Tuesday was really bad.  I hurt, and I was considering all possibilities, including food allergies, for the recalcitrance of this pain, which should’ve surrendered by now, given all the efforts to vanquish it.  I was pondering a future without wheat in my diet, and whether it was a future worth having.  I have an appointment next week with a hip specialist, but have little faith in medicine at this point, so I don’t even dare to hope.  It was such a bad day, I didn’t even want to talk to my friends.  I just wanted to go home and distract myself with TV and pretend I was someone else for awhile.  Someone else with a body that doesn’t fight her at every step, literally.  Someone whose every movement wasn’t frustrated by and fraught with pain.

But I’d also decided that I was going to try to ride my bike, and see if I could tolerate that relatively low-impact exercise.  I’d wanted to try it a few weeks ago, but the pain was too bad for me to make the attempt.  But I was beyond tired of being sedentary; I wanted to move.  So I dug out my bike, and wiped the dust off of it, and gingerly pulled out of my driveway.

I was amazed to find that the knot in my back that had been tormenting me all that day, and all the days before it, was not complaining too much as I pedaled down my street.  The other side complained, but not to the same degree.  And for the first time in I-can’t-remember-how-long, I was moving, breathing, and seeing what was going on in my neighborhood.
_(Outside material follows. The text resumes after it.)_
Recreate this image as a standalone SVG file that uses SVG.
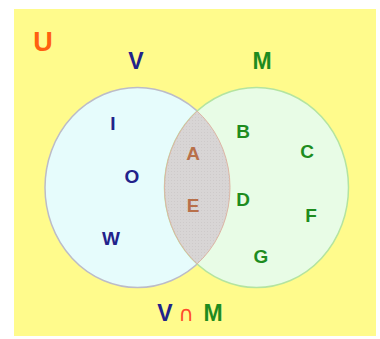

This neighbor had put in a new wall and gate around their house.  Another neighbor had painted their house an awful Pepto-Bismol pink.  My favorite house in the neighborhood, way at the back, had put up a fancy decorative metal door to hide their RV.

I was pedaling, and I was doing okay.  And I felt just like that little girl on her bike so long ago, reveling in the freedom of roaming the neighborhood under my own steam.

And here’s the happy ending:  a small miracle occurred on that bike ride.  The knot in my back dissolved.  Just like that.  Things are pretty crunchy, vulnerable, and stiff, still–I have a ways to go.  And the hurt I still feel might be considered intolerable for a person who doesn’t deal with chronic pain.  But for me, the quality of my life has improved 500%.  For the last 3 days, pain has not been the first (and sometimes only) focus of my attention.  This change has been both physically and mentally freeing in ways that you probably cannot understand unless you’ve been a long-term captive of your own long-term infirmity.

Mostly, I’ve been careful, afraid that this reprieve is going to come to an unexpected halt, shattering the barely renewed hope that perhaps I’m not going to be physically miserable as I have been for the rest of my life.  I’m hoping this is a trend toward healing, finally.

And all because I got on that bike in a fit of stubborn pique.  Bikes are, and ever were, magic.